SUPPLIED INFORMATION:
----

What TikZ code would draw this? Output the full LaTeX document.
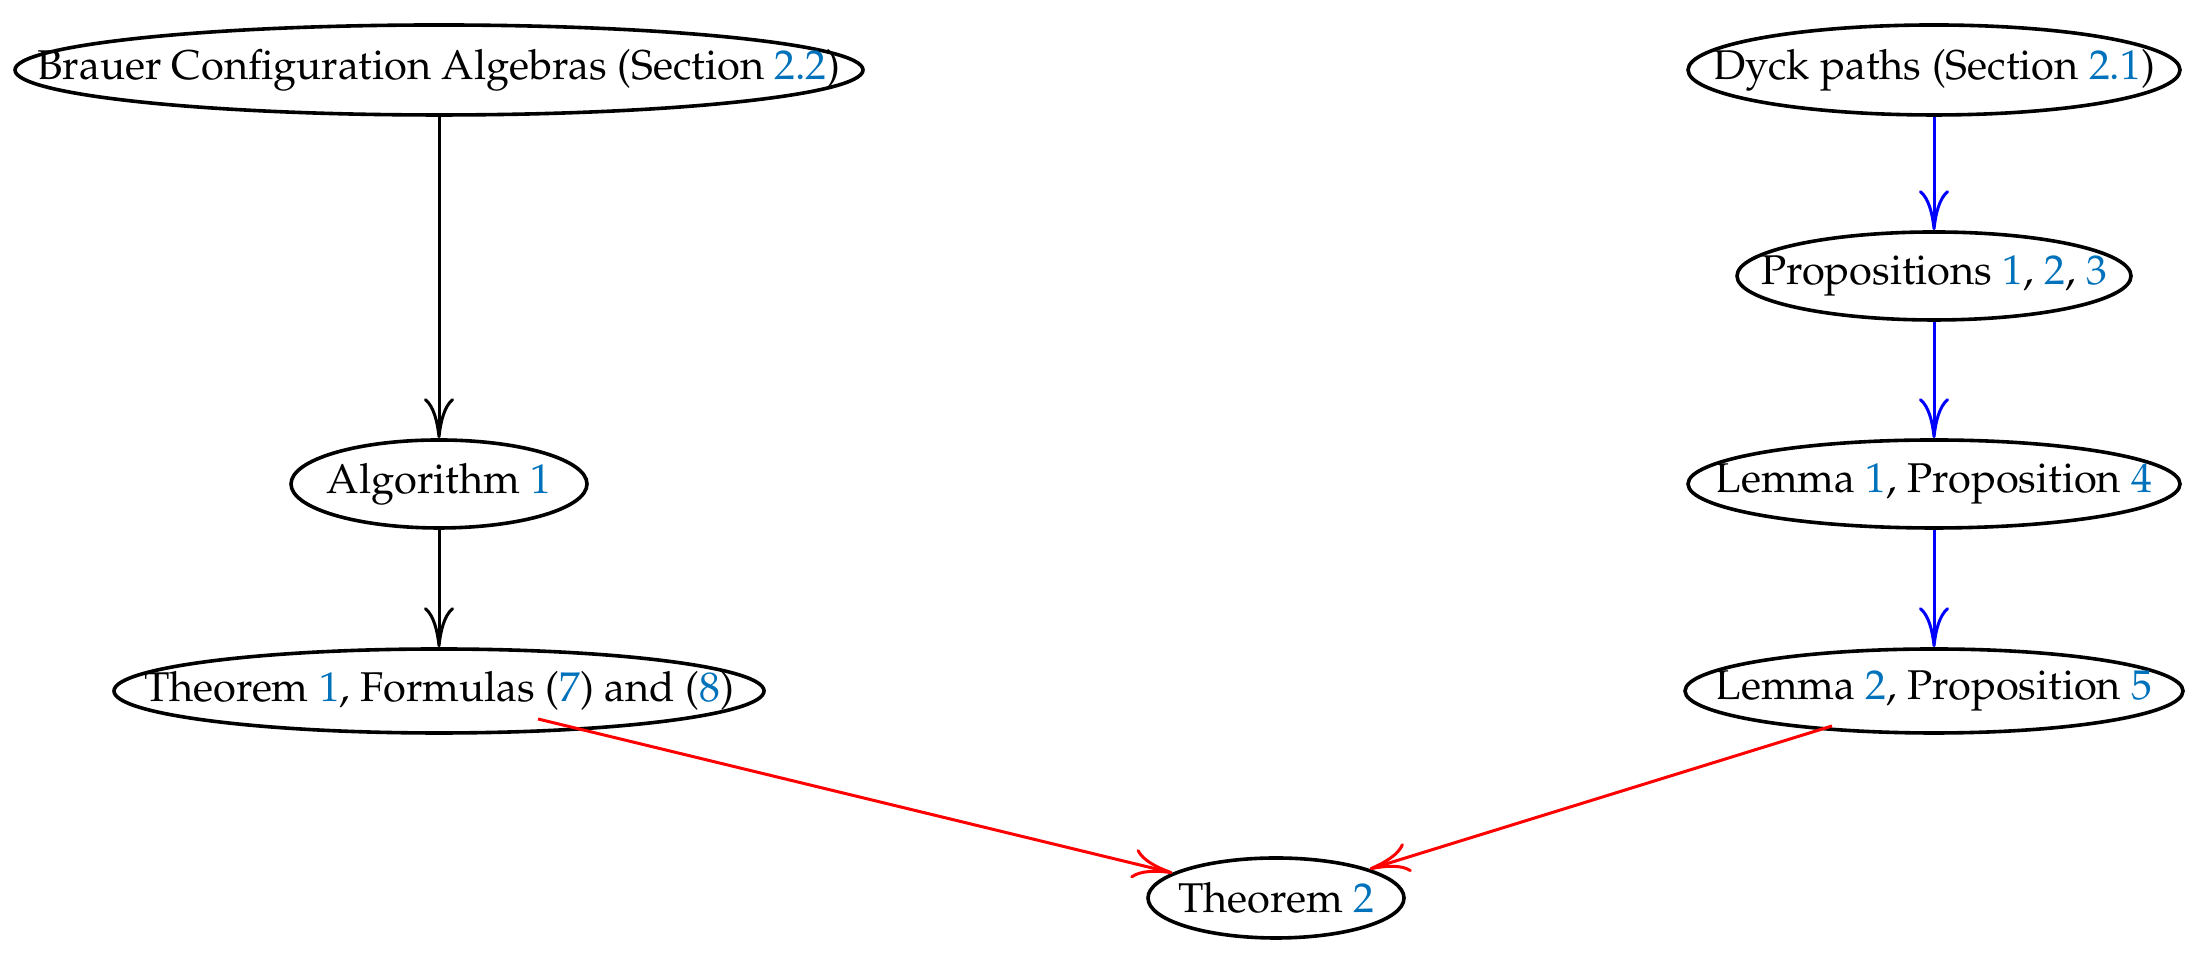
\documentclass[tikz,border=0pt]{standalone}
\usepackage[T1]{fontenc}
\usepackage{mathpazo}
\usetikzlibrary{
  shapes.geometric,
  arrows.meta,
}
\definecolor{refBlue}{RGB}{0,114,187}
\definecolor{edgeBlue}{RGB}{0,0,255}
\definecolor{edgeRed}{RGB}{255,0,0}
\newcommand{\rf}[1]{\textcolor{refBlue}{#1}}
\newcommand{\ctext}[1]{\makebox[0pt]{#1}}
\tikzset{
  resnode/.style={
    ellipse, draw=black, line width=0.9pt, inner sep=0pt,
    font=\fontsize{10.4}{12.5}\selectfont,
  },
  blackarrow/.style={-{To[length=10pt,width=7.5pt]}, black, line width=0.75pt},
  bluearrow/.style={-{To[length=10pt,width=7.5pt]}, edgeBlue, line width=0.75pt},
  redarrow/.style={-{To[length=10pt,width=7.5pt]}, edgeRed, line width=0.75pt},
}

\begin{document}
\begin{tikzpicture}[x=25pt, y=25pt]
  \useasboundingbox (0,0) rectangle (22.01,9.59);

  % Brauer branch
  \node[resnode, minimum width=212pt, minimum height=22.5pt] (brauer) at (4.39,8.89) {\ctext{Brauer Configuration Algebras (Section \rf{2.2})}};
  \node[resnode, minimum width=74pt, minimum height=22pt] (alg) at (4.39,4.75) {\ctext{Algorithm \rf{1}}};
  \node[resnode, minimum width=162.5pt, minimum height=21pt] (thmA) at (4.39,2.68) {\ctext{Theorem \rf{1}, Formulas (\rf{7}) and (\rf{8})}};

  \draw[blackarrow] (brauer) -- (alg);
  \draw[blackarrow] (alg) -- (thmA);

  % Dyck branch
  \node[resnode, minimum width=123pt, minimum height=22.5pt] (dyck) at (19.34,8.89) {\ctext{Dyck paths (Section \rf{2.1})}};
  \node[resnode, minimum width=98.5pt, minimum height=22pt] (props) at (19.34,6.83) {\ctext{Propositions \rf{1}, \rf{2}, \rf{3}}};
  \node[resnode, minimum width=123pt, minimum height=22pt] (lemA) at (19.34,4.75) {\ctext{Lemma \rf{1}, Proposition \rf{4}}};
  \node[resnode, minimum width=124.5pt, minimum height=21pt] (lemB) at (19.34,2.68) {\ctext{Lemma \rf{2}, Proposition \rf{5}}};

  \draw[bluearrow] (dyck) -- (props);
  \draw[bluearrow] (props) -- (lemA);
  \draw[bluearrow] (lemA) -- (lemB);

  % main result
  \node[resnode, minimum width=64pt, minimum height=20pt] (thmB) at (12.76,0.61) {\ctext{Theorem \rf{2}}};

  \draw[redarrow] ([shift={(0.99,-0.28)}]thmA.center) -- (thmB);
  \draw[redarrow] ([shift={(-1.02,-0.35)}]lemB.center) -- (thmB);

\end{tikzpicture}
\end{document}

----

Quote, please, every line of the material above from its start through the line that has "(0,0) rectangle (22.01,9.59);", reproducing the words exactly and dropping any images.

OUTPUT OF THE TASK:
What TikZ code would draw this? Output the full LaTeX document.
\documentclass[tikz,border=0pt]{standalone}
\usepackage[T1]{fontenc}
\usepackage{mathpazo}
\usetikzlibrary{
  shapes.geometric,
  arrows.meta,
}
\definecolor{refBlue}{RGB}{0,114,187}
\definecolor{edgeBlue}{RGB}{0,0,255}
\definecolor{edgeRed}{RGB}{255,0,0}
\newcommand{\rf}[1]{\textcolor{refBlue}{#1}}
\newcommand{\ctext}[1]{\makebox[0pt]{#1}}
\tikzset{
  resnode/.style={
    ellipse, draw=black, line width=0.9pt, inner sep=0pt,
    font=\fontsize{10.4}{12.5}\selectfont,
  },
  blackarrow/.style={-{To[length=10pt,width=7.5pt]}, black, line width=0.75pt},
  bluearrow/.style={-{To[length=10pt,width=7.5pt]}, edgeBlue, line width=0.75pt},
  redarrow/.style={-{To[length=10pt,width=7.5pt]}, edgeRed, line width=0.75pt},
}

\begin{document}
\begin{tikzpicture}[x=25pt, y=25pt]
  \useasboundingbox (0,0) rectangle (22.01,9.59);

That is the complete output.